A group of students at Waterford High School are learning that business isn’t strictly business.
Members of DECA, or Distributive Education Clubs of America, are learning that it takes more than balance sheets and quarterly reports to become a success in business.
“We’ve learned that business is also about leadership, making a good impression,” Mitchell Hadfield, a senior, said. “It’s also about meeting as many people as possible.”
Hadfield, along with classmates Harrison Arnold, Aaron Feinberg, and Gabe Benjamin, revived the DECA program at WHS, after about a decade of dormancy.
In essence, DECA is like a Rotary Club or Lions Club for high school students. It is affiliated with Delta Epsilon Chi, an international group focused on students studying marketing and management, for those interested in business, finance, and hospitality.
DECA has more than 4,000 chapters in high schools across North America and Germany, sponsors competitions, and hosts conferences where students can network with each other.
Earlier in the year, the school sent representatives from the group to a conference in Southington, where they heard lectures on leadership skills.
“The conferences teach them how to market and promote themselves,” Nicole Lourenco, a business teacher and the group’s advisor, said.
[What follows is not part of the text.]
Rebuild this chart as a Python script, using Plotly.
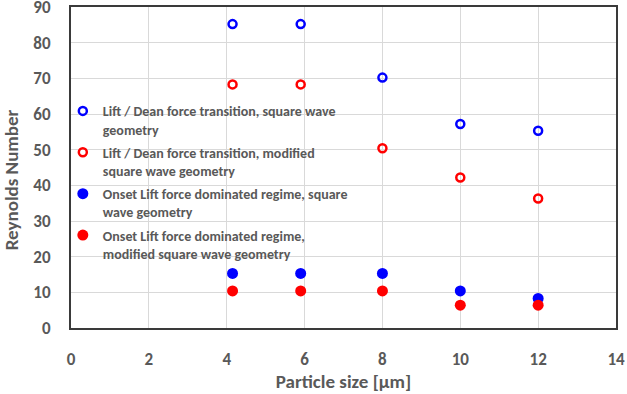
import plotly.graph_objects as go

# Data
particle_size = [4.15, 5.9, 8.0, 10.0, 12.0]
lift_dean_square = [85.2, 85.2, 70.2, 57.2, 55.3]
lift_dean_modified = [68.3, 68.3, 50.4, 42.2, 36.3]
onset_lift_square = [15.3, 15.3, 15.3, 10.4, 8.3]
onset_lift_modified = [10.4, 10.4, 10.4, 6.4, 6.4]

names = [
    "Lift / Dean force transition, square wave<br>geometry",
    "Lift / Dean force transition, modified<br>square wave geometry",
    "Onset Lift force dominated regime, square<br>wave geometry",
    "Onset Lift force dominated regime,<br>modified square wave geometry",
]
series = [lift_dean_square, lift_dean_modified, onset_lift_square, onset_lift_modified]
colors = ["#0000FF", "#FF0000", "#0000FF", "#FF0000"]
symbols = ["circle-open", "circle-open", "circle", "circle"]
sizes = [8, 8, 11, 11]

GRAY = "#595959"
FONT = "Carlito, Lato, 'Liberation Sans', Arial, sans-serif"

fig = go.Figure()
for i, (name, ys, c, s, sz) in enumerate(zip(names, series, colors, symbols, sizes)):
    fig.add_trace(go.Scatter(
        x=particle_size, y=ys, mode="markers", name=name, legendgroup=f"g{i}",
        marker=dict(color=c, symbol=s, size=sz, line=dict(color=c, width=2.5 if "open" in s else 0)),
        cliponaxis=False,
    ))

axis_common = dict(
    showgrid=True, gridcolor="#d9d9d9", gridwidth=1,
    zeroline=False, showline=True, linecolor="#3a3a3a", linewidth=2, mirror=True,
    ticks="outside", ticklen=15, tickcolor="rgba(0,0,0,0)",
    ticklabeloverflow="allow", automargin=False,
    tickfont=dict(family=FONT, size=17, color=GRAY, weight="bold"),
)

fig.update_layout(
    width=627, height=394,
    margin=dict(l=71, r=11, t=7, b=66, autoexpand=False),
    paper_bgcolor="white", plot_bgcolor="white",
    showlegend=True,
    legend=dict(
        x=-0.015, y=0.725, xanchor="left", yanchor="top",
        bgcolor="rgba(0,0,0,0)", valign="top",
        font=dict(family=FONT, size=14, color=GRAY, weight="bold"),
        itemwidth=30, tracegroupgap=2,
    ),
    xaxis=dict(range=[0, 14], dtick=2, tick0=0,
               title=dict(text="Particle size [µm]", standoff=0,
                          font=dict(family=FONT, size=19, color=GRAY, weight="bold")),
               **axis_common),
    yaxis=dict(range=[0, 90], dtick=10, tick0=0, **axis_common),
    annotations=[dict(
        text="Reynolds Number", xref="paper", yref="paper",
        x=0, y=0.46, xanchor="center", yanchor="middle", xshift=-60,
        textangle=-90, showarrow=False,
        font=dict(family=FONT, size=19, color=GRAY, weight="bold"),
    )],
)

fig.write_html("out.html")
The quartet of seniors are the officers of the club and manage the high school’s gift shop, where students and parents can purchase Waterford-themed items.
“It’s taught us a lot of about fiscal responsibility,” Arnold said.
The group is responsible for taking orders and maintaining the inventory. Usually, the students work at shop during their study halls, which has forced them to become more fastidious with their time.
“Meeting deadlines,” Hadfield said. “That’s been the hardest part.”
WHS Principal Donald Macrino praised DECA as “another layer of complexity to what we do here at the high school.”
“It’s teaching the kids good business practices,” he said.
Lourenco said the students “are still getting their feet wet with DECA.
But the group already can chalk up its first success of the year.
DECA organized the school-wide fund-raiser for the Terri Brodeur Breast Cancer Foundation, a charity named for an alumna of the school.
The school accepted donations in return for pink T-shirts that students wore throughout the third week of October.
The week culminated with students wearing the shirts at a home football game on Oct. 17.
At the end of a week of fund-raising, DECA donated $2,000 to the foundation.
Lourenco mentioned it was a genuine outpouring of school spirit.
“Usually, you only see that during spirit week or on Lancer Day,” she said. “It was phenomenal, the students, faculty, and staff all got behind it.”
Benjamin said the fund-raiser was part of an overall culture of service at the high school.
All WHS students must complete 80 hours of community service in their four years at the school to graduate.
Many students tend to slack on the requirement until their senior year, even though the school recommends doing 20 hours a year.
Even though it may take some students a while to get going on community service, Benjamin said most find it “enjoyable.”
“It feels good to give back to the places that need it,” he said.
Feinburg said that many students donate time at the community center and volunteering at parks and recreation-sponsored baseball and softball games.
Benjamin added that the community service requirement builds character and gets those involved in the town who might otherwise not offer to volunteer.
“Think about this: there are 250 students in a class and they each one of them have to do 80 hours of service,” he said. “That’s a ton of community service.”
The DECA members’ events do not count toward the service requirement, but that doesn’t bother them.
“I’ve had a lot of fun,” Hadfield said. “I have well more than 100 hours; it makes you feel good.”
Also, the four seniors have been mentoring underclassmen to keep DECA alive at the high school.
Looking forward, members of the group are leaning toward studying finance and business in college. But the current economy gives them some pause.
“I wish some of the people on Wall Street had some DECA experience,” Arnold said.